SOURCE DATA
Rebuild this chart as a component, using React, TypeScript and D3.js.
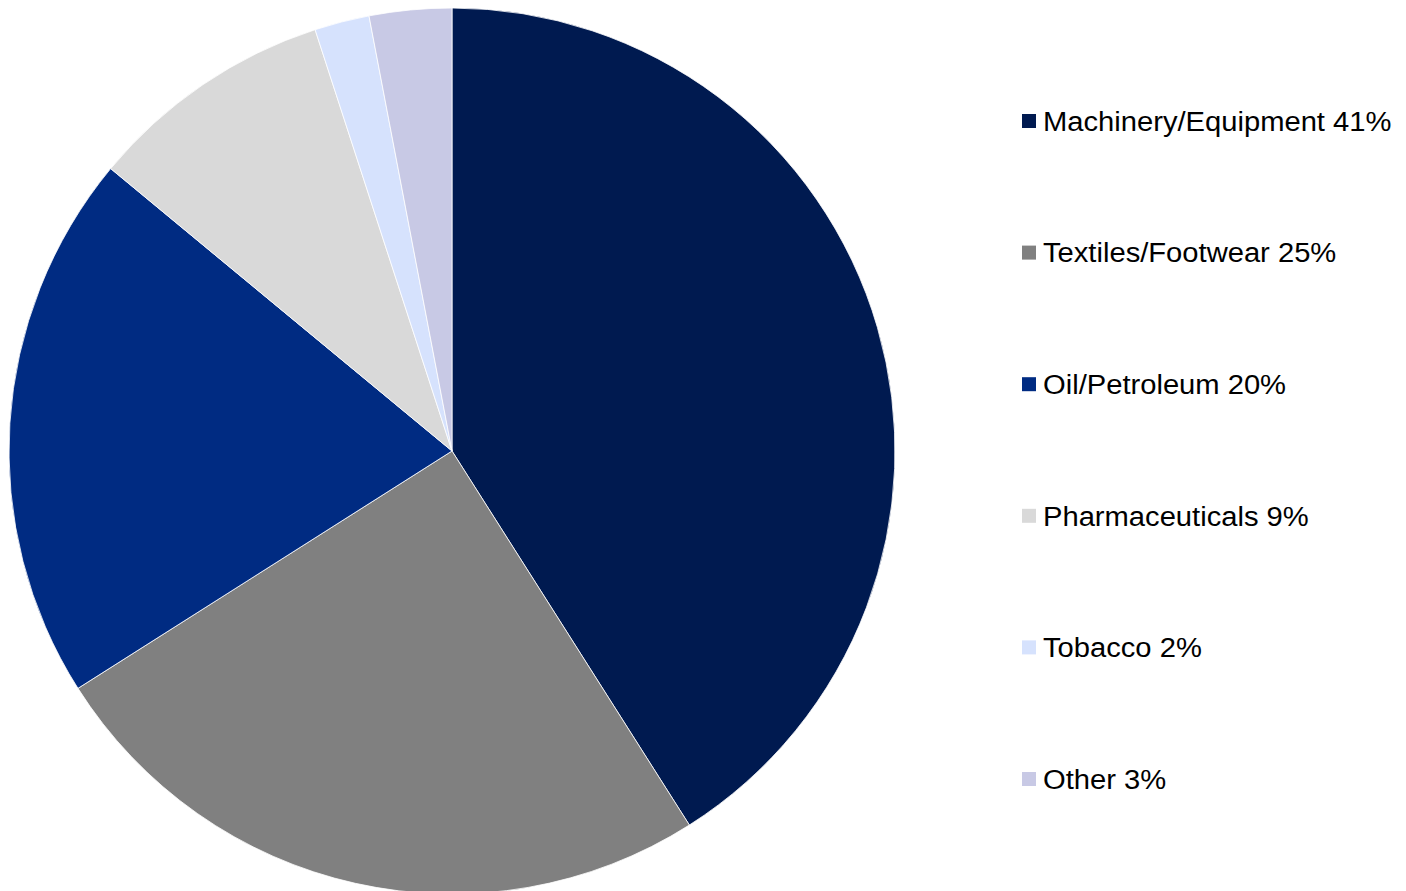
import React, { useEffect, useRef } from 'react';
import * as d3 from 'd3';

const categories = ['Machinery/Equipment', 'Textiles/Footwear', 'Oil/Petroleum', 'Pharmaceuticals', 'Tobacco', 'Other'];
const shares = [41, 25, 20, 9, 2, 3];
const colors = ['#001a50', '#808080', '#002b82', '#d9d9d9', '#d6e2fd', '#c8c9e5'];

const W = 1406;
const H = 891;

export default function App() {
  const svgRef = useRef<SVGSVGElement | null>(null);

  useEffect(() => {
    if (!svgRef.current) return;
    const svg = d3.select(svgRef.current);
    svg.selectAll('*').remove();

    const cx = 452;
    const cy = 451;
    const r = 443;

    const pie = d3.pie<number>().sort(null).value(d => d);
    const arc = d3.arc<d3.PieArcDatum<number>>().innerRadius(0).outerRadius(r);

    const g = svg.append('g').attr('transform', `translate(${cx},${cy})`);
    g.selectAll('path')
      .data(pie(shares))
      .join('path')
      .attr('d', arc)
      .attr('fill', (_, i) => colors[i])
      .attr('stroke', '#ffffff')
      .attr('stroke-width', 0.8);

    // Legend
    const y = d3.scalePoint<number>()
      .domain(d3.range(categories.length))
      .range([121, 779]);

    const legend = svg.append('g');
    const item = legend.selectAll('g')
      .data(categories)
      .join('g')
      .attr('transform', (_, i) => `translate(1022,${y(i)})`);

    item.append('rect')
      .attr('x', 0)
      .attr('y', -7)
      .attr('width', 14)
      .attr('height', 14)
      .attr('fill', (_, i) => colors[i]);

    // the source text is a bit wider than plain Arial, so stretch it slightly
    item.append('text')
      .attr('transform', 'translate(21,0) scale(1.08,1)')
      .attr('dy', '0.36em')
      .attr('font-family', 'Liberation Sans, Arial, sans-serif')
      .attr('font-size', 27)
      .attr('fill', '#000')
      .text((d, i) => `${d} ${shares[i]}%`);
  }, []);

  return (
    <svg
      ref={svgRef}
      width={W}
      height={H}
      style={{ position: 'absolute', left: 0, top: 0, background: '#fff' }}
    />
  );
}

WRITTEN TASK
Each line from the top of the material through the line containing "const r = 443;" should be reproduced exactly; please drop any images.

THE ANSWER
Rebuild this chart as a component, using React, TypeScript and D3.js.
import React, { useEffect, useRef } from 'react';
import * as d3 from 'd3';

const categories = ['Machinery/Equipment', 'Textiles/Footwear', 'Oil/Petroleum', 'Pharmaceuticals', 'Tobacco', 'Other'];
const shares = [41, 25, 20, 9, 2, 3];
const colors = ['#001a50', '#808080', '#002b82', '#d9d9d9', '#d6e2fd', '#c8c9e5'];

const W = 1406;
const H = 891;

export default function App() {
  const svgRef = useRef<SVGSVGElement | null>(null);

  useEffect(() => {
    if (!svgRef.current) return;
    const svg = d3.select(svgRef.current);
    svg.selectAll('*').remove();

    const cx = 452;
    const cy = 451;
    const r = 443;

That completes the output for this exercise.